#### WHAT YOU SHOULD DO
Repeat, exactly and completely, the material that follows. Omit the pictures.

*** SOURCE EXCERPT

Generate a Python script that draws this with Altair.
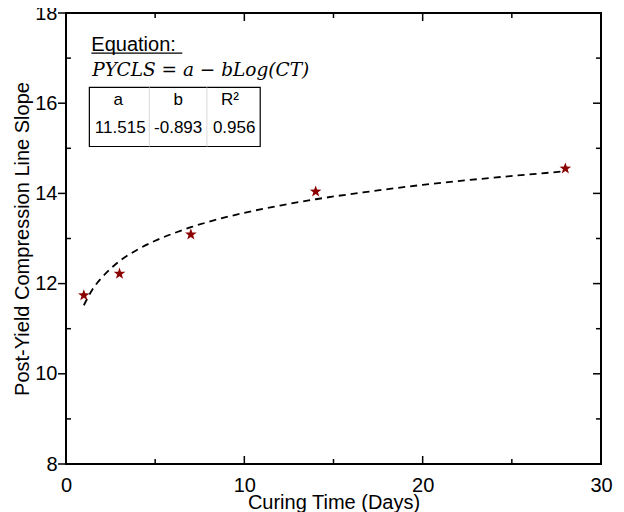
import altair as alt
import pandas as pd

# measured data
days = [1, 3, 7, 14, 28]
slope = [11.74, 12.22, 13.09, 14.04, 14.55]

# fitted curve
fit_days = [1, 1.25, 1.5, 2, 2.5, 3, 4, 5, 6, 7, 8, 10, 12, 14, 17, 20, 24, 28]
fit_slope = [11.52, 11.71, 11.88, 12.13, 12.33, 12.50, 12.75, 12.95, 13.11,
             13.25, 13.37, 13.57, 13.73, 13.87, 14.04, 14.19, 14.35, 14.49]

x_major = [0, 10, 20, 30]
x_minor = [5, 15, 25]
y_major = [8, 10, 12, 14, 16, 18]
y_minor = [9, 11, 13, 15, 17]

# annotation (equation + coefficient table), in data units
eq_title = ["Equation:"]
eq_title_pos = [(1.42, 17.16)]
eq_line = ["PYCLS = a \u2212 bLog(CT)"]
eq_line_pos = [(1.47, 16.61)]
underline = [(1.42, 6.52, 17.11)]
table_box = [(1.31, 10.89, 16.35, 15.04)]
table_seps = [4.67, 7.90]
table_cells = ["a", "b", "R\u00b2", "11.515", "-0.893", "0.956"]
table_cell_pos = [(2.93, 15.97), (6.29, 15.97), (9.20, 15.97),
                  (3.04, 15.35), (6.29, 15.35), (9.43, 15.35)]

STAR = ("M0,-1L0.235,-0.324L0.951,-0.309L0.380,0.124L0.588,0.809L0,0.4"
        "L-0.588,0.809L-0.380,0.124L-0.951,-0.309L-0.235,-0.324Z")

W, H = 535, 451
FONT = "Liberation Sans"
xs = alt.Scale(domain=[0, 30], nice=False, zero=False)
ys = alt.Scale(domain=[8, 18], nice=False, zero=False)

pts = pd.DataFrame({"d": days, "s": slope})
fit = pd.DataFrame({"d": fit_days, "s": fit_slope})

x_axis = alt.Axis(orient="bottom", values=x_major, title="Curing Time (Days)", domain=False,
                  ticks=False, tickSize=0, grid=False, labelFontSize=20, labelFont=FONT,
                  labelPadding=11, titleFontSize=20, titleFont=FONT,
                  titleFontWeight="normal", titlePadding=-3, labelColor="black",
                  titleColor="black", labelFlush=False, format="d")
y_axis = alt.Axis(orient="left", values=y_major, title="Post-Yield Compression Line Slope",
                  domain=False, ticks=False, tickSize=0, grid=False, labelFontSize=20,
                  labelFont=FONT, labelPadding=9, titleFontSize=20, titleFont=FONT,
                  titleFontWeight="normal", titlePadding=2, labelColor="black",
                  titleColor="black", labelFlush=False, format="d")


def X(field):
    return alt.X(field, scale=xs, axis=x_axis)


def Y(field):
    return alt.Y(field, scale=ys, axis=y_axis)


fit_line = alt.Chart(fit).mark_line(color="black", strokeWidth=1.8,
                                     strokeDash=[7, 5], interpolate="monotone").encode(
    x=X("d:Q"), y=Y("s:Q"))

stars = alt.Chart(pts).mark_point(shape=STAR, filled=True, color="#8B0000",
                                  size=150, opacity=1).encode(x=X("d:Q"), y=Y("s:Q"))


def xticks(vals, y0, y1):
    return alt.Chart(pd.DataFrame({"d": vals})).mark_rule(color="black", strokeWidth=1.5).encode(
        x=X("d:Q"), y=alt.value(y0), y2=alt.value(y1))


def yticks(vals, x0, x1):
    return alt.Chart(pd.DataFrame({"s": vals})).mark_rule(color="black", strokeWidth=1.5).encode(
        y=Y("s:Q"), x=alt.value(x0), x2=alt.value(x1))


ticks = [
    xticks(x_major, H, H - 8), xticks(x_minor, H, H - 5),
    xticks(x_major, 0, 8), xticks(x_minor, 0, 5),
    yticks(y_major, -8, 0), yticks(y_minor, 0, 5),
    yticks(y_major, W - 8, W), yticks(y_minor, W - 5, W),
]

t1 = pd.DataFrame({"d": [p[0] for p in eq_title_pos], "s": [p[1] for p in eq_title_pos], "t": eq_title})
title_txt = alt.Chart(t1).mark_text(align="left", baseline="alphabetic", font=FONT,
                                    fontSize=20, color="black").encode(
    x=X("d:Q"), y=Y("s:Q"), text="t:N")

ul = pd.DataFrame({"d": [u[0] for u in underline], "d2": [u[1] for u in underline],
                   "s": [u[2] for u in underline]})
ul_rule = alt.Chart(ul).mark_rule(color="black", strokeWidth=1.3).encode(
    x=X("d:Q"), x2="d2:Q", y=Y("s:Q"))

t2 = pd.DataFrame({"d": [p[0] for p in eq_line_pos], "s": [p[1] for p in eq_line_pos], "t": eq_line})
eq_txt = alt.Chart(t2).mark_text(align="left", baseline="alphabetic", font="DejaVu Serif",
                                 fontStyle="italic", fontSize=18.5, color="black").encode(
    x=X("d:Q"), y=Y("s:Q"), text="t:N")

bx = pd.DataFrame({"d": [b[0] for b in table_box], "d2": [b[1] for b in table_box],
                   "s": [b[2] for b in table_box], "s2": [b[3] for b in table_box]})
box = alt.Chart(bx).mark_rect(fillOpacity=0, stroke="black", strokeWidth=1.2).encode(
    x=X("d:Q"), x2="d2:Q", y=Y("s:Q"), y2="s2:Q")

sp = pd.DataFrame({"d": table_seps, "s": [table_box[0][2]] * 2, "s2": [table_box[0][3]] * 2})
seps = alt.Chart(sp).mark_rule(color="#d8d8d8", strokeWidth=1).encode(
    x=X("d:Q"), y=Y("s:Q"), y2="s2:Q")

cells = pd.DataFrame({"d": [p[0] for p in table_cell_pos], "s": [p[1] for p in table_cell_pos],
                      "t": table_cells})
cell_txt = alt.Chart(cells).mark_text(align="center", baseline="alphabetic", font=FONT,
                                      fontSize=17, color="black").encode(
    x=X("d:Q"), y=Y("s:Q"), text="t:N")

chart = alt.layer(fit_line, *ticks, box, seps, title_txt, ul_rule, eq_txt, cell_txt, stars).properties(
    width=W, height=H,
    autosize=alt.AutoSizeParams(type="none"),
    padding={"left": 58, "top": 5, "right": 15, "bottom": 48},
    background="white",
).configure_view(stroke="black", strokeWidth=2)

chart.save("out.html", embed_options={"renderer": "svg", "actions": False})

******

#### REPLY TO THE TASK
Generate a Python script that draws this with Altair.
import altair as alt
import pandas as pd

# measured data
days = [1, 3, 7, 14, 28]
slope = [11.74, 12.22, 13.09, 14.04, 14.55]

# fitted curve
fit_days = [1, 1.25, 1.5, 2, 2.5, 3, 4, 5, 6, 7, 8, 10, 12, 14, 17, 20, 24, 28]
fit_slope = [11.52, 11.71, 11.88, 12.13, 12.33, 12.50, 12.75, 12.95, 13.11,
             13.25, 13.37, 13.57, 13.73, 13.87, 14.04, 14.19, 14.35, 14.49]

x_major = [0, 10, 20, 30]
x_minor = [5, 15, 25]
y_major = [8, 10, 12, 14, 16, 18]
y_minor = [9, 11, 13, 15, 17]

# annotation (equation + coefficient table), in data units
eq_title = ["Equation:"]
eq_title_pos = [(1.42, 17.16)]
eq_line = ["PYCLS = a \u2212 bLog(CT)"]
eq_line_pos = [(1.47, 16.61)]
underline = [(1.42, 6.52, 17.11)]
table_box = [(1.31, 10.89, 16.35, 15.04)]
table_seps = [4.67, 7.90]
table_cells = ["a", "b", "R\u00b2", "11.515", "-0.893", "0.956"]
table_cell_pos = [(2.93, 15.97), (6.29, 15.97), (9.20, 15.97),
                  (3.04, 15.35), (6.29, 15.35), (9.43, 15.35)]

STAR = ("M0,-1L0.235,-0.324L0.951,-0.309L0.380,0.124L0.588,0.809L0,0.4"
        "L-0.588,0.809L-0.380,0.124L-0.951,-0.309L-0.235,-0.324Z")

W, H = 535, 451
FONT = "Liberation Sans"
xs = alt.Scale(domain=[0, 30], nice=False, zero=False)
ys = alt.Scale(domain=[8, 18], nice=False, zero=False)

pts = pd.DataFrame({"d": days, "s": slope})
fit = pd.DataFrame({"d": fit_days, "s": fit_slope})

x_axis = alt.Axis(orient="bottom", values=x_major, title="Curing Time (Days)", domain=False,
                  ticks=False, tickSize=0, grid=False, labelFontSize=20, labelFont=FONT,
                  labelPadding=11, titleFontSize=20, titleFont=FONT,
                  titleFontWeight="normal", titlePadding=-3, labelColor="black",
                  titleColor="black", labelFlush=False, format="d")
y_axis = alt.Axis(orient="left", values=y_major, title="Post-Yield Compression Line Slope",
                  domain=False, ticks=False, tickSize=0, grid=False, labelFontSize=20,
                  labelFont=FONT, labelPadding=9, titleFontSize=20, titleFont=FONT,
                  titleFontWeight="normal", titlePadding=2, labelColor="black",
                  titleColor="black", labelFlush=False, format="d")


def X(field):
    return alt.X(field, scale=xs, axis=x_axis)


def Y(field):
    return alt.Y(field, scale=ys, axis=y_axis)


fit_line = alt.Chart(fit).mark_line(color="black", strokeWidth=1.8,
                                     strokeDash=[7, 5], interpolate="monotone").encode(
    x=X("d:Q"), y=Y("s:Q"))

stars = alt.Chart(pts).mark_point(shape=STAR, filled=True, color="#8B0000",
                                  size=150, opacity=1).encode(x=X("d:Q"), y=Y("s:Q"))


def xticks(vals, y0, y1):
    return alt.Chart(pd.DataFrame({"d": vals})).mark_rule(color="black", strokeWidth=1.5).encode(
        x=X("d:Q"), y=alt.value(y0), y2=alt.value(y1))


def yticks(vals, x0, x1):
    return alt.Chart(pd.DataFrame({"s": vals})).mark_rule(color="black", strokeWidth=1.5).encode(
        y=Y("s:Q"), x=alt.value(x0), x2=alt.value(x1))


ticks = [
    xticks(x_major, H, H - 8), xticks(x_minor, H, H - 5),
    xticks(x_major, 0, 8), xticks(x_minor, 0, 5),
    yticks(y_major, -8, 0), yticks(y_minor, 0, 5),
    yticks(y_major, W - 8, W), yticks(y_minor, W - 5, W),
]

t1 = pd.DataFrame({"d": [p[0] for p in eq_title_pos], "s": [p[1] for p in eq_title_pos], "t": eq_title})
title_txt = alt.Chart(t1).mark_text(align="left", baseline="alphabetic", font=FONT,
                                    fontSize=20, color="black").encode(
    x=X("d:Q"), y=Y("s:Q"), text="t:N")

ul = pd.DataFrame({"d": [u[0] for u in underline], "d2": [u[1] for u in underline],
                   "s": [u[2] for u in underline]})
ul_rule = alt.Chart(ul).mark_rule(color="black", strokeWidth=1.3).encode(
    x=X("d:Q"), x2="d2:Q", y=Y("s:Q"))

t2 = pd.DataFrame({"d": [p[0] for p in eq_line_pos], "s": [p[1] for p in eq_line_pos], "t": eq_line})
eq_txt = alt.Chart(t2).mark_text(align="left", baseline="alphabetic", font="DejaVu Serif",
                                 fontStyle="italic", fontSize=18.5, color="black").encode(
    x=X("d:Q"), y=Y("s:Q"), text="t:N")

bx = pd.DataFrame({"d": [b[0] for b in table_box], "d2": [b[1] for b in table_box],
                   "s": [b[2] for b in table_box], "s2": [b[3] for b in table_box]})
box = alt.Chart(bx).mark_rect(fillOpacity=0, stroke="black", strokeWidth=1.2).encode(
    x=X("d:Q"), x2="d2:Q", y=Y("s:Q"), y2="s2:Q")

sp = pd.DataFrame({"d": table_seps, "s": [table_box[0][2]] * 2, "s2": [table_box[0][3]] * 2})
seps = alt.Chart(sp).mark_rule(color="#d8d8d8", strokeWidth=1).encode(
    x=X("d:Q"), y=Y("s:Q"), y2="s2:Q")

cells = pd.DataFrame({"d": [p[0] for p in table_cell_pos], "s": [p[1] for p in table_cell_pos],
                      "t": table_cells})
cell_txt = alt.Chart(cells).mark_text(align="center", baseline="alphabetic", font=FONT,
                                      fontSize=17, color="black").encode(
    x=X("d:Q"), y=Y("s:Q"), text="t:N")

chart = alt.layer(fit_line, *ticks, box, seps, title_txt, ul_rule, eq_txt, cell_txt, stars).properties(
    width=W, height=H,
    autosize=alt.AutoSizeParams(type="none"),
    padding={"left": 58, "top": 5, "right": 15, "bottom": 48},
    background="white",
).configure_view(stroke="black", strokeWidth=2)

chart.save("out.html", embed_options={"renderer": "svg", "actions": False})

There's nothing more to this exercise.